**PROBLEM DETAILS:** Look for the string "this" and copy every line that has it.
━━━
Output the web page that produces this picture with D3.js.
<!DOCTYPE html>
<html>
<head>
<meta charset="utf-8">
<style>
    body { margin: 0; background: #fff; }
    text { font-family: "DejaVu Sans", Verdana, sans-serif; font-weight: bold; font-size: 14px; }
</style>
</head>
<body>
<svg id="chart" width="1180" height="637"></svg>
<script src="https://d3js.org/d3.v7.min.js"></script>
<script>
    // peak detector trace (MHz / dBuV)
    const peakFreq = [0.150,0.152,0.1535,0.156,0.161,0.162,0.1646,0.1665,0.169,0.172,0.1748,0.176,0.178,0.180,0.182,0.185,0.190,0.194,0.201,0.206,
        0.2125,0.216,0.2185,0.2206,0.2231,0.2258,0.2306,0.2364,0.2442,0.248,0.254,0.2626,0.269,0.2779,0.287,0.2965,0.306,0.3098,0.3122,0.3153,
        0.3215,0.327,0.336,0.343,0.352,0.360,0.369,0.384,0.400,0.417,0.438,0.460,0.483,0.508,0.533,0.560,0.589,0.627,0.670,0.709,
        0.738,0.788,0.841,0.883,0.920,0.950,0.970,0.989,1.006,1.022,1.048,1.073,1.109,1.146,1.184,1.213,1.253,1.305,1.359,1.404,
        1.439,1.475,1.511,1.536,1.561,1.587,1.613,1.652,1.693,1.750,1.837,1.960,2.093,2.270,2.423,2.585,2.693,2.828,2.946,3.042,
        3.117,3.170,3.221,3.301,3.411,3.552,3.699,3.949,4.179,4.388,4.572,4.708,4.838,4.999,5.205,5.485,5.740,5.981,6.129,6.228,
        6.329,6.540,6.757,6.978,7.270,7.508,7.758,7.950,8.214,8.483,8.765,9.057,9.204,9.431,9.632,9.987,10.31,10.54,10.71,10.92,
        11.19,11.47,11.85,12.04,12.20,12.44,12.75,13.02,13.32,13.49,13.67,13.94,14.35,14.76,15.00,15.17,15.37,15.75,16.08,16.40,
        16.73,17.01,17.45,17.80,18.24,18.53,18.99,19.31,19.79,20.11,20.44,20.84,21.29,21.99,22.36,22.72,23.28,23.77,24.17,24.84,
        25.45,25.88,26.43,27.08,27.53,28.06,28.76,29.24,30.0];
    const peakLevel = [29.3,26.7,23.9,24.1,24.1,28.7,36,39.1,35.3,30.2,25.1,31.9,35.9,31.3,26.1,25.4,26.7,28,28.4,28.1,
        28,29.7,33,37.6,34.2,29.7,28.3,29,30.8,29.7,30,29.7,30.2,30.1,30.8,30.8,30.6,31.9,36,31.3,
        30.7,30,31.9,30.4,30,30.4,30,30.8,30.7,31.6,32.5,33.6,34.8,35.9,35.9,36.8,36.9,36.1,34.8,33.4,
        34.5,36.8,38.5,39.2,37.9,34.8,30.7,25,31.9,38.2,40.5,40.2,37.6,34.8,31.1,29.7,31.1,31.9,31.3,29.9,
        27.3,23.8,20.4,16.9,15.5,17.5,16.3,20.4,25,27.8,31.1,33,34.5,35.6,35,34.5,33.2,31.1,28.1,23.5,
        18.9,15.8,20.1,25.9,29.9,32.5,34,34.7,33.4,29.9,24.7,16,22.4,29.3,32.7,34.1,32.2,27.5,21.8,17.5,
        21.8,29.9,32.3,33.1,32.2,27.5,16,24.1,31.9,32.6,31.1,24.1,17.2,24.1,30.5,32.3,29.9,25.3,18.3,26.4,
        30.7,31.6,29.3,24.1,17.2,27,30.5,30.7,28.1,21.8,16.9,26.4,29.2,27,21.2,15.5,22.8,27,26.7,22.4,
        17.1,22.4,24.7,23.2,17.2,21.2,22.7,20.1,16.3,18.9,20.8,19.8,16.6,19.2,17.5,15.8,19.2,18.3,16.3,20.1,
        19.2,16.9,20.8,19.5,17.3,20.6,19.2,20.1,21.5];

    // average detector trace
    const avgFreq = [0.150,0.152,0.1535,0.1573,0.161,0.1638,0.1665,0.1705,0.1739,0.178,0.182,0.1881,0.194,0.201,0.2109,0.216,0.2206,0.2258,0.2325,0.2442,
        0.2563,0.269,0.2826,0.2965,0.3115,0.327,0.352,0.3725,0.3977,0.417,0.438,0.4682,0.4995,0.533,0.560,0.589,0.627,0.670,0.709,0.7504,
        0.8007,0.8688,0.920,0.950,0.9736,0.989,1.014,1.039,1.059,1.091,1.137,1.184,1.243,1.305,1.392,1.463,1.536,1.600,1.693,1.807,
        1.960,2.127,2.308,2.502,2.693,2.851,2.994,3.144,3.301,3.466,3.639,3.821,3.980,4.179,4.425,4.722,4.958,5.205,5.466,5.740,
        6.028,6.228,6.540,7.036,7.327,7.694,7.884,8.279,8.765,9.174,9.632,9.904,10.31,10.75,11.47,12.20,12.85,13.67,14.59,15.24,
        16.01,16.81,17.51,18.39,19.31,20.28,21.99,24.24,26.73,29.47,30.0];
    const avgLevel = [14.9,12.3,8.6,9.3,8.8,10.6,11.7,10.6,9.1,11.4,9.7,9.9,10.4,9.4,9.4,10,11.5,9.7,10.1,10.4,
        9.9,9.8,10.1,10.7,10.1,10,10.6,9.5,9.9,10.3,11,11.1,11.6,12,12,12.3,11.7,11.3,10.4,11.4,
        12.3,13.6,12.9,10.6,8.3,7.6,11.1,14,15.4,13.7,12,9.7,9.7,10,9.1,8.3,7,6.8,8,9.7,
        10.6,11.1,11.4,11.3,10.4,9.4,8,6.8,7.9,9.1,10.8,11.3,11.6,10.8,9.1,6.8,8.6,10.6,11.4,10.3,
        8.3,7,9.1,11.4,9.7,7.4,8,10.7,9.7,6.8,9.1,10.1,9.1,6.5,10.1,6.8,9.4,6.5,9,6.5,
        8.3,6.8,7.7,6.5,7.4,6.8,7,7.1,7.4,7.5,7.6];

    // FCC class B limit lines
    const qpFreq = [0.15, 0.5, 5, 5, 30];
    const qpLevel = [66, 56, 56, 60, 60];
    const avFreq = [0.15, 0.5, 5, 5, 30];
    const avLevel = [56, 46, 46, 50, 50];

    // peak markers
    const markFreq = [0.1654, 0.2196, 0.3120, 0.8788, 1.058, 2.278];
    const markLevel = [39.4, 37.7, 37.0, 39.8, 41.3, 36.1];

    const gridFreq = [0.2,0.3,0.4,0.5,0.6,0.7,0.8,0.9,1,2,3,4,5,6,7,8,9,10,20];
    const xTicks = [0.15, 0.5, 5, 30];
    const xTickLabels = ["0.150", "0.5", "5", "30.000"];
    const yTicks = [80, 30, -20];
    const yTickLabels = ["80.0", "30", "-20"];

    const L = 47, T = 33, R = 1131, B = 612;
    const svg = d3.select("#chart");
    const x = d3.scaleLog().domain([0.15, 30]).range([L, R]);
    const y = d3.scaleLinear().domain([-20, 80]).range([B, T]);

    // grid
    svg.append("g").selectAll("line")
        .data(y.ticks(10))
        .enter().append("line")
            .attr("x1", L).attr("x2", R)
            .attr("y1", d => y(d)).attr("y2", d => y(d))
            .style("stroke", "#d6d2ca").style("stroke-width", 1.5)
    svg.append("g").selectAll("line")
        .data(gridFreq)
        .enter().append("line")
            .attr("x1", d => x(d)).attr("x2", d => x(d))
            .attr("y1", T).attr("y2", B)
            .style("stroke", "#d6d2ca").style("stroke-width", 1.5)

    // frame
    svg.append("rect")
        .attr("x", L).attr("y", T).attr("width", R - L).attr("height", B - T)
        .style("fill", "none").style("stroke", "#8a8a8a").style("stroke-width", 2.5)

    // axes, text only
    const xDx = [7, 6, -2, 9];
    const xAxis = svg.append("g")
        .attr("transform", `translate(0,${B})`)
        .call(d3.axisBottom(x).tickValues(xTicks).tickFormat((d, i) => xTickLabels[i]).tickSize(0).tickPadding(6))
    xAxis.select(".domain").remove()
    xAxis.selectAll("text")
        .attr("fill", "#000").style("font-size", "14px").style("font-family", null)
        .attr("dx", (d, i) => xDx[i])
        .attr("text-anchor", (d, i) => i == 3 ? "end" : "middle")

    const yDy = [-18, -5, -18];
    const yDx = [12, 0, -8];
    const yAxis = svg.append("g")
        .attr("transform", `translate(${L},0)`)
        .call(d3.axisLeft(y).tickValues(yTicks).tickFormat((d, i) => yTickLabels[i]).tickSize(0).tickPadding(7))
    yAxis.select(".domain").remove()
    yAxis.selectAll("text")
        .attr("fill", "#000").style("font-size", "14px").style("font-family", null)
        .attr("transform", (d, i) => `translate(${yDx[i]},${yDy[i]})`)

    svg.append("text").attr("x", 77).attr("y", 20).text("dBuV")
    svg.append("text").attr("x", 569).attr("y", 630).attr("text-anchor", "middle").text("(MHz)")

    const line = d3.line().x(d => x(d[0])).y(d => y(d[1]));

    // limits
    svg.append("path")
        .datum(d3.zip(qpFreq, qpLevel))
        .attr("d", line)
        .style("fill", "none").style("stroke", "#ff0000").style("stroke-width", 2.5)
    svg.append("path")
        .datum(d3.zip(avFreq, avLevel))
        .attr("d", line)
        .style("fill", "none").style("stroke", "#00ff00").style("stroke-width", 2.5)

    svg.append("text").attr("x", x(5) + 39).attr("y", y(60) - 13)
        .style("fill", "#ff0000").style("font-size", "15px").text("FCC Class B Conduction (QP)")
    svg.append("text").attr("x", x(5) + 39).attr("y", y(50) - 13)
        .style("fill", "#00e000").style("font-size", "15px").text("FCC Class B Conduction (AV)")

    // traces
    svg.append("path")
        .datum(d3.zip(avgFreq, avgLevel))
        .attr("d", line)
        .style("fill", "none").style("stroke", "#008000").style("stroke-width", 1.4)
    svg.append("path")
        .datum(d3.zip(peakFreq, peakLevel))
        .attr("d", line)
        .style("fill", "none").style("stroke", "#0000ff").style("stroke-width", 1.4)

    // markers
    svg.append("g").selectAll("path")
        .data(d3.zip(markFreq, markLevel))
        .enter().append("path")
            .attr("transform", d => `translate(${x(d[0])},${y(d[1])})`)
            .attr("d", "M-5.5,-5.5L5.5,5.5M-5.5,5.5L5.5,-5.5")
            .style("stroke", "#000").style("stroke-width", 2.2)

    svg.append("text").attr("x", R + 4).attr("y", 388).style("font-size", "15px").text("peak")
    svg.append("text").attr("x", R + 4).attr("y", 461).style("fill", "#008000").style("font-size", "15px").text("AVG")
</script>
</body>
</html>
━━━
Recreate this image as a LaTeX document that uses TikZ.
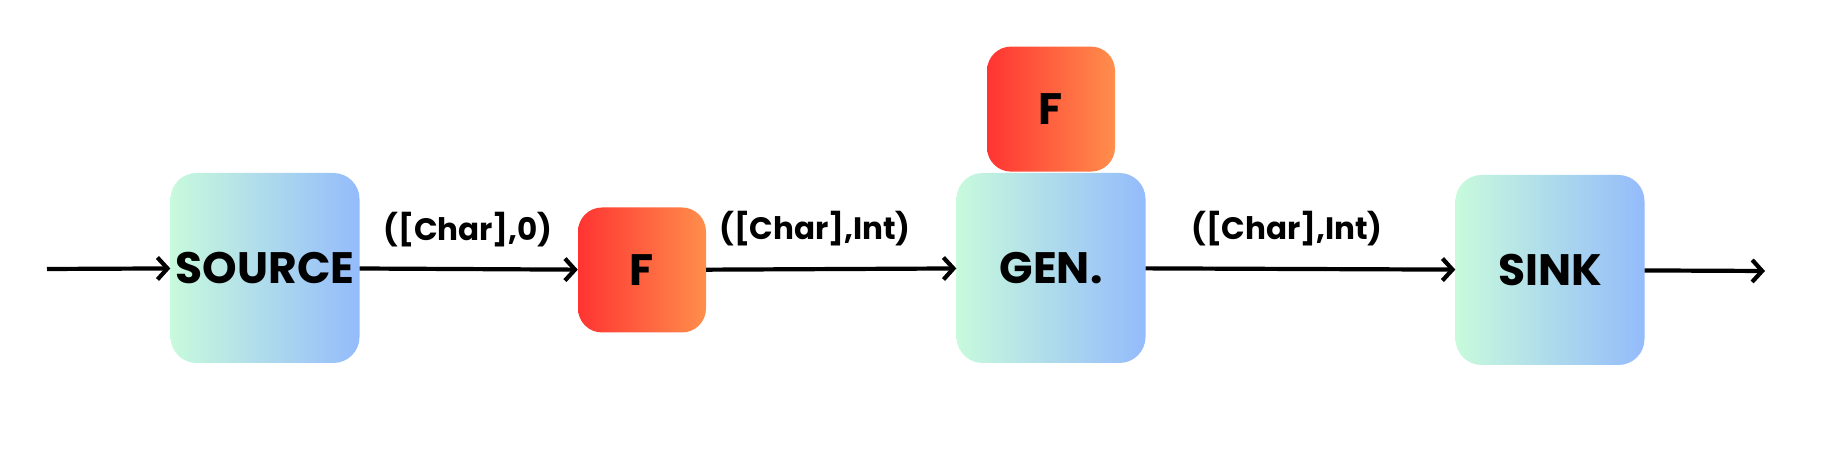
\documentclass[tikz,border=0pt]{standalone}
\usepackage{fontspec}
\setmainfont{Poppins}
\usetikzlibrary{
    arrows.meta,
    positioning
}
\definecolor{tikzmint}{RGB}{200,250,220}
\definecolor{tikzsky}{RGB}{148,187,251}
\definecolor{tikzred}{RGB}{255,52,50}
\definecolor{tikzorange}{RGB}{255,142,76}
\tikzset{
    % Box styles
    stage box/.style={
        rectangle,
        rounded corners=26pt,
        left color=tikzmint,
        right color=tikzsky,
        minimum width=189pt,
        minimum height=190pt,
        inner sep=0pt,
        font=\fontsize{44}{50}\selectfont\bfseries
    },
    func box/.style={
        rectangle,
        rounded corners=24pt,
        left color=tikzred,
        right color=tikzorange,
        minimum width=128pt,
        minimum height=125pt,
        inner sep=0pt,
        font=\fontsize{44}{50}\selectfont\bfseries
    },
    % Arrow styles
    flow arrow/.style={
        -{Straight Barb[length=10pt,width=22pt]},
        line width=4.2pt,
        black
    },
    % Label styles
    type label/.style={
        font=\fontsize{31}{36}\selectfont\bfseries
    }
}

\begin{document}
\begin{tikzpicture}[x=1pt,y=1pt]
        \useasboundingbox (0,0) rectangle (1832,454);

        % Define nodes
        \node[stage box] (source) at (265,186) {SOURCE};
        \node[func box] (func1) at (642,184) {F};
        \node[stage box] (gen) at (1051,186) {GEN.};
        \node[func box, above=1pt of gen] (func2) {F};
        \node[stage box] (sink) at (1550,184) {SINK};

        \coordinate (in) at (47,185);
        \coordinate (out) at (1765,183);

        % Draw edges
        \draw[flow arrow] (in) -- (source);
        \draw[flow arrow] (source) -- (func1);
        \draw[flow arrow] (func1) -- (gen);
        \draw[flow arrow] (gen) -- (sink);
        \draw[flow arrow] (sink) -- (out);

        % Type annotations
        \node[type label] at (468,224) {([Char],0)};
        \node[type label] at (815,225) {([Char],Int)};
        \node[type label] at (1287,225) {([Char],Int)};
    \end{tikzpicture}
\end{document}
━━━
**WRITTEN SOLUTION:**
Output the web page that produces this picture with D3.js.
Recreate this image as a LaTeX document that uses TikZ.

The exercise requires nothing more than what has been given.